In the meantime, it is hard to know how to interpret the relative values placed by the stock market on the two rival bids. On paper, the Bank of Scotland offer is now worth considerably more than RBS's. The standard explanation of this difference is that the market has already made up its mind that Bank of Scotland will fail. And if it does, then Bank of Scotland would itself become vulnerable to a bid - from, say, Barclays or Lloyds TSB. RBS, on the other hand will have to pay more to be certain of success, and its shares are already discounting this eventuality.

Well maybe, but the truth of the matter is that if Bank of Scotland's bid is still higher by the time final decisions have to be made, many shareholders are going to find it hard to reject it in favour of a lower offer from RBS. Certainly the board of NatWest would not be able to recommend any such action.

One way this anomaly could be removed is via a higher bid from RBS. Unfortunately, Sir George Mathewson has a lot of distance to make up and if the effect of a higher offer is further to damage the share price, raising the bid could prove counter productive.

Another is for the stock market to accept the reality, which is that there is little chance of a separate bid for Bank of Scotland.

This would have a depressing effect on the value of its shares and as a consequence on its offer for NatWest.
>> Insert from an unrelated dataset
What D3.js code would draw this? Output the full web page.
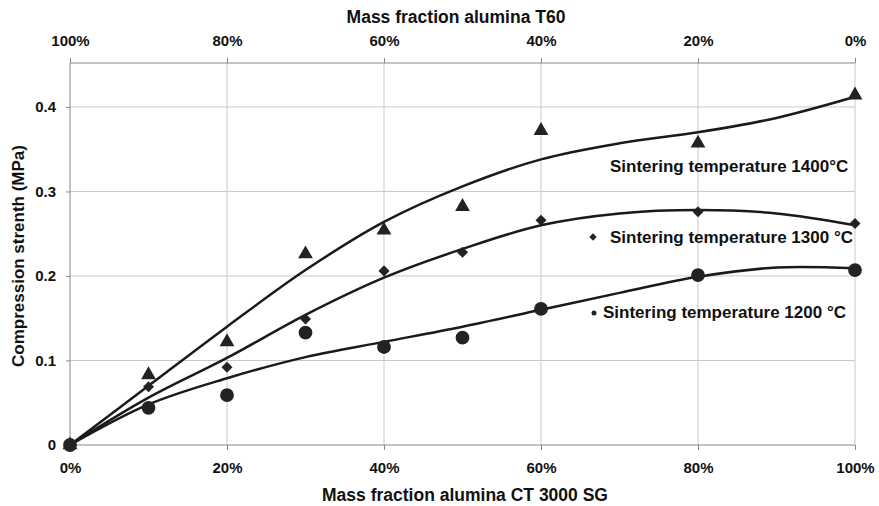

Bank of Scotland is already a highly efficient bank with one of the best cost to income ratios in the business. There's little if any further value to be squeezed out of it, even as part of a larger grouping. Ergo, there's no point in bidding for it.

If the two Scottish banks don't watch it, they'll end up cancelling each other out and NatWest, despite itself, will remain independent. So here's a suggestion. Rather than paying all those fees and wasting all those words, why not settle the matter in time honoured fashion - swords at dawn at Murrayfield and may the best man win. Or perhaps Sir George Mathewson and Peter Burt might prefer a more civilised way of deciding who should stand aside - a round of golf at Muirfield, or given their liking for wine, a blind tasting of fine clarets. Sounds ridiculous? No more so than the present fracas.